[BEGIN DATASET EXTRACT]
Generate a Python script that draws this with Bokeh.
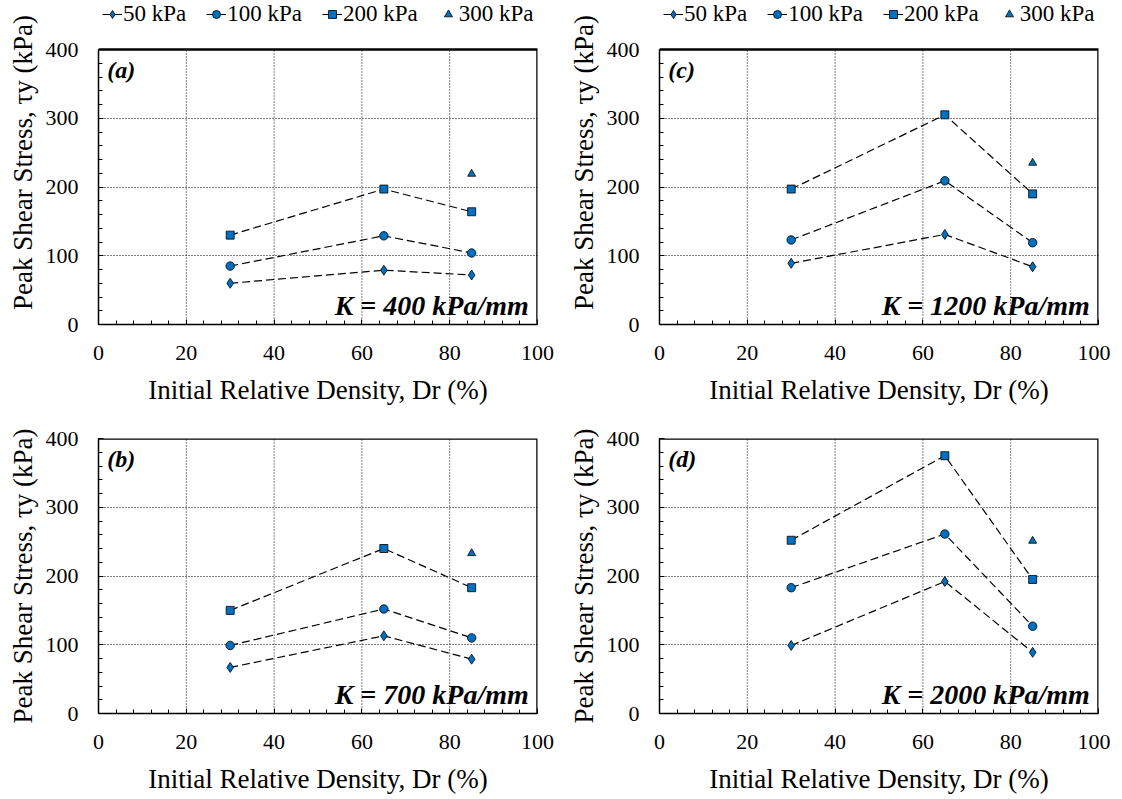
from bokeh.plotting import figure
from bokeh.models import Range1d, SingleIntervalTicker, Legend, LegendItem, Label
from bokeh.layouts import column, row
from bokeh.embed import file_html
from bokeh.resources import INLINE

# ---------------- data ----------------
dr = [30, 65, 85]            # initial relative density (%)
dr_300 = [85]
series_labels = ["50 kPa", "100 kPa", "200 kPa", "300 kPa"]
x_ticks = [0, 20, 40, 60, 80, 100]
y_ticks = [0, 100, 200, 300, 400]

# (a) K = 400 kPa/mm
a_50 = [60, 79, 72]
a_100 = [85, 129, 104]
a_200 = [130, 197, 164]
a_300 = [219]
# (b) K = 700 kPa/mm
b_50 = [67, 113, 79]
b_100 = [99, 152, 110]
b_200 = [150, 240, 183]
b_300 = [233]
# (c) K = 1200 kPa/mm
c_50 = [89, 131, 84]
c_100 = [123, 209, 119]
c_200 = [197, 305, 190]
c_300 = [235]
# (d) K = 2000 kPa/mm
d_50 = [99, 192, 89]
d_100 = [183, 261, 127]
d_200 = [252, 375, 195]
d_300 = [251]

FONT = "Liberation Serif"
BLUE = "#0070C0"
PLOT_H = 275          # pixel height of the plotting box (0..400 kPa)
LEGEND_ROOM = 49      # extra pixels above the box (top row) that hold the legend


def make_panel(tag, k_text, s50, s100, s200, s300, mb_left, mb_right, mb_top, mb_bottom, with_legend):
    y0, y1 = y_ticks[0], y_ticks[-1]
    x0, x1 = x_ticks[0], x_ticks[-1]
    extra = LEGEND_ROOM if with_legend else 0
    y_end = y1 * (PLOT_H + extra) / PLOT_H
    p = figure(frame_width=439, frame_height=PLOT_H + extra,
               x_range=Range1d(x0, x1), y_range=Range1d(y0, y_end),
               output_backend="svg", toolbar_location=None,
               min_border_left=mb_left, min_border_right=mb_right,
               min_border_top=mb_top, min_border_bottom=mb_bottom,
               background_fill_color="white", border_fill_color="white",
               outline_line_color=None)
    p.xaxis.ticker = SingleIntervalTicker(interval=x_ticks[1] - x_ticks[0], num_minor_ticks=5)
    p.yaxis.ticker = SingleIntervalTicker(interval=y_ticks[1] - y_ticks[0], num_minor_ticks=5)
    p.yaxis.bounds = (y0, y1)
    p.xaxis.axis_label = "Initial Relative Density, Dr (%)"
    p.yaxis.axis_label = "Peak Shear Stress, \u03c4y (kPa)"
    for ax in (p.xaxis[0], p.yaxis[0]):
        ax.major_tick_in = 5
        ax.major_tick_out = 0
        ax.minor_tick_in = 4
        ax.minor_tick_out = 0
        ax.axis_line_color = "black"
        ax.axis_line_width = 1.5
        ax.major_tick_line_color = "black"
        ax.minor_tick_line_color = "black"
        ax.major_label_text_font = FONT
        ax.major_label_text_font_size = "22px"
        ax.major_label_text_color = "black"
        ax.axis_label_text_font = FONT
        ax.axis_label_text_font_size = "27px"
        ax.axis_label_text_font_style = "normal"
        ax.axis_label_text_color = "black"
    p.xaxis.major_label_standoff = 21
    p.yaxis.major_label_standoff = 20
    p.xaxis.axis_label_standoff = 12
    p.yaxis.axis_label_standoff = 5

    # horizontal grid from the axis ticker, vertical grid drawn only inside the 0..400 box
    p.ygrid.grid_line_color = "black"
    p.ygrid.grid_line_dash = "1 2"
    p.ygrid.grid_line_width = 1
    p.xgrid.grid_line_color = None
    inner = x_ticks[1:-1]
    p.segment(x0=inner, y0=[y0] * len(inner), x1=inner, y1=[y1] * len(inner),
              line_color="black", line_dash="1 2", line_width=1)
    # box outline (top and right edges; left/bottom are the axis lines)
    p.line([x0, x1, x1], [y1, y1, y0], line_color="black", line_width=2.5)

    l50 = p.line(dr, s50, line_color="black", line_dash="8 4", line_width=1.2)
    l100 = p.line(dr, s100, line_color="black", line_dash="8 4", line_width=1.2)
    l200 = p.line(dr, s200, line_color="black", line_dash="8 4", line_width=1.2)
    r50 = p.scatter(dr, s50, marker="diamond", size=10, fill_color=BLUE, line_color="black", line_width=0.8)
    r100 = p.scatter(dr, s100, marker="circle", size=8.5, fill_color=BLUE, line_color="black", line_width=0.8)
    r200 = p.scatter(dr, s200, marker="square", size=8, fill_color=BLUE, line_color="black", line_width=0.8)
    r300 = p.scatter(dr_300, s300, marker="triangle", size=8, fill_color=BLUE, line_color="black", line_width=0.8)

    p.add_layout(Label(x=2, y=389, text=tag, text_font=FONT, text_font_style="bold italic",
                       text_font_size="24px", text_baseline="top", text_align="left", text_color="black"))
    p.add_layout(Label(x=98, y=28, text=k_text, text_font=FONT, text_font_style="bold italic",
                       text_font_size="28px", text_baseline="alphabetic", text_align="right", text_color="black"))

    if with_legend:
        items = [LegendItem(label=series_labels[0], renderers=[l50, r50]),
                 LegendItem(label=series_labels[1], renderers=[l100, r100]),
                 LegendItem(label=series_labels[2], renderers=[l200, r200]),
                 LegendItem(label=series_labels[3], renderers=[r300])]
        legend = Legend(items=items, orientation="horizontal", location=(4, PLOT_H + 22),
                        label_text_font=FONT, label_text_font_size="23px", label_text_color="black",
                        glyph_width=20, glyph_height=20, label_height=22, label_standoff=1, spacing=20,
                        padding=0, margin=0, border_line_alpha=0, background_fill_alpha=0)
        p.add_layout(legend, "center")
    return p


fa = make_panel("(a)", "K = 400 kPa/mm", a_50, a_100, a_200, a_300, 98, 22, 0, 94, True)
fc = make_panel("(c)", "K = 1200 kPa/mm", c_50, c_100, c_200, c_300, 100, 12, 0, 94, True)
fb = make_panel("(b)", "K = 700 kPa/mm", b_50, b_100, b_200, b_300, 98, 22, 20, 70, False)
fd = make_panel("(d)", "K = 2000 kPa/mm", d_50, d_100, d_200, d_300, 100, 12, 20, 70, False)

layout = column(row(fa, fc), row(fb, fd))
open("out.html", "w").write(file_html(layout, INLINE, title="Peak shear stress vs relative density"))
[END DATASET EXTRACT]
SET TASK: Reproduce all of the data exactly; the pictures do not belong in the copy.

FINISHED TASK:
Generate a Python script that draws this with Bokeh.
from bokeh.plotting import figure
from bokeh.models import Range1d, SingleIntervalTicker, Legend, LegendItem, Label
from bokeh.layouts import column, row
from bokeh.embed import file_html
from bokeh.resources import INLINE

# ---------------- data ----------------
dr = [30, 65, 85]            # initial relative density (%)
dr_300 = [85]
series_labels = ["50 kPa", "100 kPa", "200 kPa", "300 kPa"]
x_ticks = [0, 20, 40, 60, 80, 100]
y_ticks = [0, 100, 200, 300, 400]

# (a) K = 400 kPa/mm
a_50 = [60, 79, 72]
a_100 = [85, 129, 104]
a_200 = [130, 197, 164]
a_300 = [219]
# (b) K = 700 kPa/mm
b_50 = [67, 113, 79]
b_100 = [99, 152, 110]
b_200 = [150, 240, 183]
b_300 = [233]
# (c) K = 1200 kPa/mm
c_50 = [89, 131, 84]
c_100 = [123, 209, 119]
c_200 = [197, 305, 190]
c_300 = [235]
# (d) K = 2000 kPa/mm
d_50 = [99, 192, 89]
d_100 = [183, 261, 127]
d_200 = [252, 375, 195]
d_300 = [251]

FONT = "Liberation Serif"
BLUE = "#0070C0"
PLOT_H = 275          # pixel height of the plotting box (0..400 kPa)
LEGEND_ROOM = 49      # extra pixels above the box (top row) that hold the legend


def make_panel(tag, k_text, s50, s100, s200, s300, mb_left, mb_right, mb_top, mb_bottom, with_legend):
    y0, y1 = y_ticks[0], y_ticks[-1]
    x0, x1 = x_ticks[0], x_ticks[-1]
    extra = LEGEND_ROOM if with_legend else 0
    y_end = y1 * (PLOT_H + extra) / PLOT_H
    p = figure(frame_width=439, frame_height=PLOT_H + extra,
               x_range=Range1d(x0, x1), y_range=Range1d(y0, y_end),
               output_backend="svg", toolbar_location=None,
               min_border_left=mb_left, min_border_right=mb_right,
               min_border_top=mb_top, min_border_bottom=mb_bottom,
               background_fill_color="white", border_fill_color="white",
               outline_line_color=None)
    p.xaxis.ticker = SingleIntervalTicker(interval=x_ticks[1] - x_ticks[0], num_minor_ticks=5)
    p.yaxis.ticker = SingleIntervalTicker(interval=y_ticks[1] - y_ticks[0], num_minor_ticks=5)
    p.yaxis.bounds = (y0, y1)
    p.xaxis.axis_label = "Initial Relative Density, Dr (%)"
    p.yaxis.axis_label = "Peak Shear Stress, \u03c4y (kPa)"
    for ax in (p.xaxis[0], p.yaxis[0]):
        ax.major_tick_in = 5
        ax.major_tick_out = 0
        ax.minor_tick_in = 4
        ax.minor_tick_out = 0
        ax.axis_line_color = "black"
        ax.axis_line_width = 1.5
        ax.major_tick_line_color = "black"
        ax.minor_tick_line_color = "black"
        ax.major_label_text_font = FONT
        ax.major_label_text_font_size = "22px"
        ax.major_label_text_color = "black"
        ax.axis_label_text_font = FONT
        ax.axis_label_text_font_size = "27px"
        ax.axis_label_text_font_style = "normal"
        ax.axis_label_text_color = "black"
    p.xaxis.major_label_standoff = 21
    p.yaxis.major_label_standoff = 20
    p.xaxis.axis_label_standoff = 12
    p.yaxis.axis_label_standoff = 5

    # horizontal grid from the axis ticker, vertical grid drawn only inside the 0..400 box
    p.ygrid.grid_line_color = "black"
    p.ygrid.grid_line_dash = "1 2"
    p.ygrid.grid_line_width = 1
    p.xgrid.grid_line_color = None
    inner = x_ticks[1:-1]
    p.segment(x0=inner, y0=[y0] * len(inner), x1=inner, y1=[y1] * len(inner),
              line_color="black", line_dash="1 2", line_width=1)
    # box outline (top and right edges; left/bottom are the axis lines)
    p.line([x0, x1, x1], [y1, y1, y0], line_color="black", line_width=2.5)

    l50 = p.line(dr, s50, line_color="black", line_dash="8 4", line_width=1.2)
    l100 = p.line(dr, s100, line_color="black", line_dash="8 4", line_width=1.2)
    l200 = p.line(dr, s200, line_color="black", line_dash="8 4", line_width=1.2)
    r50 = p.scatter(dr, s50, marker="diamond", size=10, fill_color=BLUE, line_color="black", line_width=0.8)
    r100 = p.scatter(dr, s100, marker="circle", size=8.5, fill_color=BLUE, line_color="black", line_width=0.8)
    r200 = p.scatter(dr, s200, marker="square", size=8, fill_color=BLUE, line_color="black", line_width=0.8)
    r300 = p.scatter(dr_300, s300, marker="triangle", size=8, fill_color=BLUE, line_color="black", line_width=0.8)

    p.add_layout(Label(x=2, y=389, text=tag, text_font=FONT, text_font_style="bold italic",
                       text_font_size="24px", text_baseline="top", text_align="left", text_color="black"))
    p.add_layout(Label(x=98, y=28, text=k_text, text_font=FONT, text_font_style="bold italic",
                       text_font_size="28px", text_baseline="alphabetic", text_align="right", text_color="black"))

    if with_legend:
        items = [LegendItem(label=series_labels[0], renderers=[l50, r50]),
                 LegendItem(label=series_labels[1], renderers=[l100, r100]),
                 LegendItem(label=series_labels[2], renderers=[l200, r200]),
                 LegendItem(label=series_labels[3], renderers=[r300])]
        legend = Legend(items=items, orientation="horizontal", location=(4, PLOT_H + 22),
                        label_text_font=FONT, label_text_font_size="23px", label_text_color="black",
                        glyph_width=20, glyph_height=20, label_height=22, label_standoff=1, spacing=20,
                        padding=0, margin=0, border_line_alpha=0, background_fill_alpha=0)
        p.add_layout(legend, "center")
    return p


fa = make_panel("(a)", "K = 400 kPa/mm", a_50, a_100, a_200, a_300, 98, 22, 0, 94, True)
fc = make_panel("(c)", "K = 1200 kPa/mm", c_50, c_100, c_200, c_300, 100, 12, 0, 94, True)
fb = make_panel("(b)", "K = 700 kPa/mm", b_50, b_100, b_200, b_300, 98, 22, 20, 70, False)
fd = make_panel("(d)", "K = 2000 kPa/mm", d_50, d_100, d_200, d_300, 100, 12, 20, 70, False)

layout = column(row(fa, fc), row(fb, fd))
open("out.html", "w").write(file_html(layout, INLINE, title="Peak shear stress vs relative density"))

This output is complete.